As I’m finishing this up, NBC is also calling for Murray.

So there you go...a good Progressive wins, with extraordinary turnouts in a year when other candidates had lots of their base stay home, and despite a massive “secret money” campaign for Rossi, courtesy of Karl Rove and the US Chamber of Commerce.

And just to make it even sweeter: she ran her campaign fully embracing her record, and standing up for her tough votes. She didn’t pander conservative, and her progressive voter base stood up and got her over the top.

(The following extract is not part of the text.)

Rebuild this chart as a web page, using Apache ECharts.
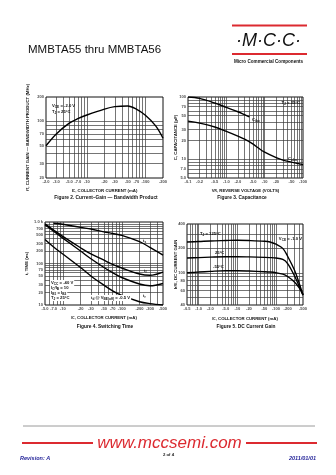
<!DOCTYPE html>
<html>
<head>
<meta charset="utf-8">
<script src="https://cdn.jsdelivr.net/npm/echarts@6/dist/echarts.min.js"></script>
<style>
html,body{margin:0;padding:0;background:#fff}
#page{width:336px;height:475px}
</style>
</head>
<body>
<div id="page"></div>
<script>
// ---- Figure 2: current-gain bandwidth product vs collector current ----
const fig2Current = [2, 3, 5, 7, 10, 20, 30, 50, 70, 100, 150, 200];
const fig2Ft = [50, 70, 95, 108, 120, 142, 152, 155, 142, 119, 88, 62];
const fig2XTicks = [2, 3, 5, 7, 10, 20, 30, 50, 70, 100, 200];
const fig2XLabels = ['-2.0', '-3.0', '-5.0', '-7.0', '-10', '-20', '-30', '-50', '-70', '-100', '-200'];
const fig2YTicks = [20, 30, 50, 70, 100, 200];
const fig2YLabels = ['20', '30', '50', '70', '100', '200'];

// ---- Figure 3: capacitance vs reverse voltage ----
const fig3CiboVolts = [0.1, 0.2, 0.5, 1, 2, 3, 4];
const fig3Cibo = [100, 95, 80, 68, 58, 52, 48];
const fig3CoboVolts = [0.1, 0.2, 0.5, 1, 2, 3, 5, 7, 10, 20, 30, 50, 100];
const fig3Cobo = [41, 38, 33, 28, 23.5, 21, 17.5, 15, 13, 10.6, 9.7, 9, 8.2];
const fig3XTicks = [0.1, 0.2, 0.5, 1, 2, 5, 10, 20, 50, 100];
const fig3XLabels = ['-0.1', '-0.2', '-0.5', '-1.0', '-2.0', '-5.0', '-10', '-20', '-50', '-100'];
const fig3YTicks = [5, 7, 10, 20, 30, 50, 70, 100];
const fig3YLabels = ['5.0', '7.0', '10', '20', '30', '50', '70', '100'];

// ---- Figure 4: switching time vs collector current ----
const fig4TsCurrent = [7, 10, 20, 30, 50, 70, 100, 200, 300, 500];
const fig4Ts = [930, 880, 740, 680, 580, 530, 475, 335, 245, 160];
const fig4Current = [5, 7, 10, 20, 30, 50, 70, 100, 200, 300, 500];
const fig4Tf = [900, 640, 450, 240, 170, 120, 95, 78, 56, 52, 62];
const fig4Td = [860, 600, 410, 200, 130, 80, 60, 46, 32, 29, 33];
const fig4Tr = [380, 250, 170, 80, 50, 30, 22, 17, 12, 10.8, 10];
const fig4XTicks = [5, 7, 10, 20, 30, 50, 70, 100, 200, 300, 500];
const fig4XLabels = ['-5.0', '-7.0', '-10', '-20', '-30', '-50', '-70', '-100', '-200', '-300', '-500'];
const fig4YTicks = [10, 20, 30, 50, 70, 100, 200, 300, 500, 700, 1000];
const fig4YLabels = ['10', '20', '30', '50', '70', '100', '200', '300', '500', '700', '1.0 k'];

// ---- Figure 5: DC current gain vs collector current ----
const fig5Current = [0.5, 1, 2, 5, 10, 20, 50, 70, 100, 150, 200, 300, 400, 500];
const fig5Hfe125 = [240, 243, 247, 250, 252, 250, 245, 240, 225, 200, 160, 108, 74, 53];
const fig5Hfe25 = [152, 154, 156, 158, 158, 157, 155, 154, 152, 146, 130, 92, 68, 54];
const fig5HfeM55 = [100, 102, 104, 106, 106, 105, 103, 102, 100, 96, 90, 77, 65, 53];
const fig5XTicks = [0.5, 1, 2, 5, 10, 20, 50, 100, 200, 500];
const fig5XLabels = ['-0.5', '-1.0', '-2.0', '-5.0', '-10', '-20', '-50', '-100', '-200', '-500'];
const fig5YTicks = [40, 60, 80, 100, 200, 400];
const fig5YLabels = ['40', '60', '80', '100', '200', '400'];

const SANS = "'Liberation Sans', Arial, sans-serif";
const NARROW = "'Liberation Sans Narrow', 'Liberation Sans', Arial, sans-serif";
const RED = '#dc2a30';
const BLUE = '#26269a';

// plot rectangles of the four log-log panels
const panels = [
  { left: 46, top: 97, width: 117, height: 81, x: [2, 200], y: [20, 200] },
  { left: 188, top: 97, width: 115, height: 81, x: [0.1, 100], y: [5, 100] },
  { left: 45, top: 222, width: 118, height: 83, x: [5, 500], y: [10, 1000] },
  { left: 187, top: 224, width: 116, height: 81, x: [0.5, 500], y: [40, 400] }
];

// every 1..9 x 10^n value inside a range, for log-paper rulings
function logSteps(min, max) {
  const out = [];
  for (let e = -2; e <= 4; e++) {
    for (let k = 1; k <= 9; k++) {
      const v = Number((k * Math.pow(10, e)).toPrecision(6));
      if (v > min * 1.0001 && v < max * 0.9999) out.push(v);
    }
  }
  return out;
}

function axisName(fs) {
  return { fontSize: fs, fontFamily: NARROW, fontWeight: 'bold', color: '#111',
    rich: { n: { fontSize: fs, fontFamily: NARROW, fontWeight: 'bold', color: '#111' },
            s: { fontSize: fs * 0.75, fontFamily: NARROW, fontWeight: 'bold', color: '#111', padding: [2, 0, 0, 0] } } };
}

const xNames = [
  '{n|I}{s|C}{n|, COLLECTOR CURRENT (mA)}',
  '{n|V}{s|R}{n|, REVERSE VOLTAGE (VOLTS)}',
  '{n|I}{s|C}{n|, COLLECTOR CURRENT (mA)}',
  '{n|I}{s|C}{n|, COLLECTOR CURRENT (mA)}'
];
const yNames = [
  '{n|f}{s|T}{n|, CURRENT GAIN — BANDWIDTH PRODUCT (MHz)}',
  '{n|C, CAPACITANCE (pF)}',
  '{n|t, TIME (ns)}',
  '{n|h}{s|FE}{n|, DC CURRENT GAIN}'
];
const xGaps = [10, 10, 10, 11];
const yGaps = [16, 10, 16, 9];

const grids = panels.map(p => ({ left: p.left, top: p.top, width: p.width, height: p.height,
  show: true, borderColor: '#111', borderWidth: 1, backgroundColor: '#fff' }));

const xAxes = panels.map((p, i) => ({
  type: 'log', logBase: 10, gridIndex: i, min: p.x[0], max: p.x[1],
  axisLine: { show: false }, axisTick: { show: false }, axisLabel: { show: false }, splitLine: { show: false },
  name: xNames[i], nameLocation: 'middle', nameGap: xGaps[i], nameTextStyle: axisName(4.3)
}));
const yAxes = panels.map((p, i) => ({
  type: 'log', logBase: 10, gridIndex: i, min: p.y[0], max: p.y[1],
  axisLine: { show: false }, axisTick: { show: false }, axisLabel: { show: false }, splitLine: { show: false },
  name: yNames[i], nameLocation: 'middle', nameGap: yGaps[i], nameTextStyle: axisName(4.3)
}));

const tickFont = { fontSize: 4, fontFamily: NARROW, fontWeight: 'bold', color: '#111' };

// tick labels (as zero-size points on the panel edges) plus the log-paper rulings
function paper(i, xt, xl, yt, yl) {
  const p = panels[i];
  const rules = [];
  logSteps(p.x[0], p.x[1]).forEach(v => rules.push({ xAxis: v }));
  logSteps(p.y[0], p.y[1]).forEach(v => rules.push({ yAxis: v }));
  return [
    {
      type: 'scatter', xAxisIndex: i, yAxisIndex: i, symbolSize: 0, silent: true, clip: false, z: 1,
      data: xt.map(v => [v, p.y[0]]),
      label: { show: true, position: 'bottom', distance: 2, ...tickFont, formatter: d => xl[d.dataIndex] },
      markLine: { silent: true, symbol: ['none', 'none'], animation: false, label: { show: false },
        lineStyle: { color: '#3a3a3a', width: 0.7, type: 'solid' }, emphasis: { disabled: true }, data: rules }
    },
    {
      type: 'scatter', xAxisIndex: i, yAxisIndex: i, symbolSize: 0, silent: true, clip: false, z: 1,
      data: yt.map(v => [p.x[0], v]),
      label: { show: true, position: 'left', distance: 2, ...tickFont, formatter: d => yl[d.dataIndex] }
    }
  ];
}

function curve(i, xs, ys) {
  return { type: 'line', xAxisIndex: i, yAxisIndex: i, data: xs.map((x, k) => [x, ys[k]]),
    smooth: 0.35, showSymbol: false, silent: true, z: 5,
    lineStyle: { color: '#000', width: 1.4 } };
}

const series = [
  ...paper(0, fig2XTicks, fig2XLabels, fig2YTicks, fig2YLabels),
  ...paper(1, fig3XTicks, fig3XLabels, fig3YTicks, fig3YLabels),
  ...paper(2, fig4XTicks, fig4XLabels, fig4YTicks, fig4YLabels),
  ...paper(3, fig5XTicks, fig5XLabels, fig5YTicks, fig5YLabels),
  curve(0, fig2Current, fig2Ft),
  curve(1, fig3CiboVolts, fig3Cibo),
  curve(1, fig3CoboVolts, fig3Cobo),
  curve(2, fig4TsCurrent, fig4Ts),
  curve(2, fig4Current, fig4Tf),
  curve(2, fig4Current, fig4Td),
  curve(2, fig4Current, fig4Tr),
  curve(3, fig5Current, fig5Hfe125),
  curve(3, fig5Current, fig5Hfe25),
  curve(3, fig5Current, fig5HfeM55)
];

const noteRich = {
  n: { fontSize: 4.2, fontFamily: NARROW, fontWeight: 'bold', fill: '#111' },
  s: { fontSize: 3.2, fontFamily: NARROW, fontWeight: 'bold', fill: '#111', padding: [2, 0, 0, 0] }
};
function note(x, y, text, align, bg) {
  return { type: 'text', x: x, y: y, z: 50,
    style: { text: text, rich: noteRich, align: align || 'left', verticalAlign: 'middle',
      backgroundColor: bg ? '#fff' : null, padding: bg ? [0.5, 1] : 0 } };
}
function caption(x, y, text) {
  return { type: 'text', x: x, y: y, z: 50,
    style: { text: text, font: 'bold 4.8px ' + NARROW, fill: '#111', align: 'center', verticalAlign: 'middle' } };
}

const graphics = [
  // header
  { type: 'text', x: 28, y: 50, style: { text: 'MMBTA55 thru MMBTA56', font: '11.5px ' + SANS, fill: '#111', verticalAlign: 'middle' } },
  { type: 'rect', shape: { x: 232, y: 24.5, width: 75, height: 2 }, style: { fill: RED } },
  { type: 'rect', shape: { x: 232, y: 53, width: 75, height: 2 }, style: { fill: RED } },
  { type: 'text', x: 268.5, y: 41, style: { text: '·M·C·C·', font: 'italic 18px ' + SANS, fill: '#111', align: 'center', verticalAlign: 'middle' } },
  { type: 'text', x: 268.5, y: 62, style: { text: 'Micro Commercial Components', font: 'bold 4.6px ' + SANS, fill: '#111', align: 'center', verticalAlign: 'middle' } },

  // panel notes
  note(52, 106, '{n|V}{s|CE}{n| = -2.0 V}'),
  note(52, 112, '{n|T}{s|J}{n| = 25°C}'),
  note(300, 103, '{n|T}{s|J}{n| = 25°C}', 'right'),
  note(252, 120, '{n|C}{s|ibo}'),
  note(288, 159, '{n|C}{s|obo}'),
  note(143, 241, '{n|t}{s|s}'),
  note(144, 271, '{n|t}{s|f}'),
  note(143, 296, '{n|t}{s|r}'),
  note(50, 283, '{n|V}{s|CC}{n| = -40 V}', 'left', true),
  note(50, 288, '{n|I}{s|C}{n|/I}{s|B}{n| = 10}', 'left', true),
  note(50, 293, '{n|I}{s|B1}{n| = I}{s|B2}', 'left', true),
  note(50, 298, '{n|T}{s|J}{n| = 25°C}', 'left', true),
  note(90, 298, '{n|t}{s|d}{n| @ V}{s|BE(off)}{n| = -0.5 V}', 'left', true),
  note(200, 234, '{n|T}{s|J}{n| = 125°C}'),
  note(215, 253, '{n|25°C}'),
  note(213, 267, '{n|-55°C}'),
  note(302, 239, '{n|V}{s|CE}{n| = -1.0 V}', 'right'),

  // figure captions
  caption(106, 198, 'Figure 2. Current–Gain — Bandwidth Product'),
  caption(242, 198, 'Figure 3. Capacitance'),
  caption(105, 327, 'Figure 4. Switching Time'),
  caption(246, 327, 'Figure 5. DC Current Gain'),

  // footer
  { type: 'line', shape: { x1: 23, y1: 426, x2: 315, y2: 426 }, style: { stroke: '#9a9a9a', lineWidth: 1 } },
  { type: 'rect', shape: { x: 22, y: 442, width: 71, height: 2 }, style: { fill: RED } },
  { type: 'rect', shape: { x: 246, y: 442, width: 71, height: 2 }, style: { fill: RED } },
  { type: 'text', x: 169.5, y: 443, style: { text: 'www.mccsemi.com', font: 'italic 17px ' + SANS, fill: RED, align: 'center', verticalAlign: 'middle' } },
  { type: 'text', x: 20, y: 458, style: { text: 'Revision: A', font: 'italic bold 5.5px ' + SANS, fill: BLUE, verticalAlign: 'middle' } },
  { type: 'text', x: 168.5, y: 455, style: { text: '2 of 4', font: 'bold 4.3px ' + SANS, fill: '#222', align: 'center', verticalAlign: 'middle' } },
  { type: 'text', x: 316, y: 458, style: { text: '2011/01/01', font: 'italic bold 5.5px ' + SANS, fill: BLUE, align: 'right', verticalAlign: 'middle' } }
];

const chart = echarts.init(document.getElementById('page'), null, { renderer: 'canvas' });
chart.setOption({
  animation: false,
  backgroundColor: '#fff',
  grid: grids,
  xAxis: xAxes,
  yAxis: yAxes,
  series: series,
  graphic: graphics
});
</script>
</body>
</html>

That’s a message the Evan Bayhs of the world did not learn—and it’s a message Members of Congress...and a certain President...ought to learn, and fast, if they want to win in 2012.


The Gaelic Wife said...

Maybe I missed a blog or two, but have you said anything about where the US CoC money came from? That's not very transparent. Or is transparency in government only something to talk about and not do something about. Because, to me, the election process sure seems like a governmental process.

fake consultant said...

i have not taken up that story yet...but from what i can tell it's quite murky, and people who are pursuing the story in a big way are also having troubles finding good answers.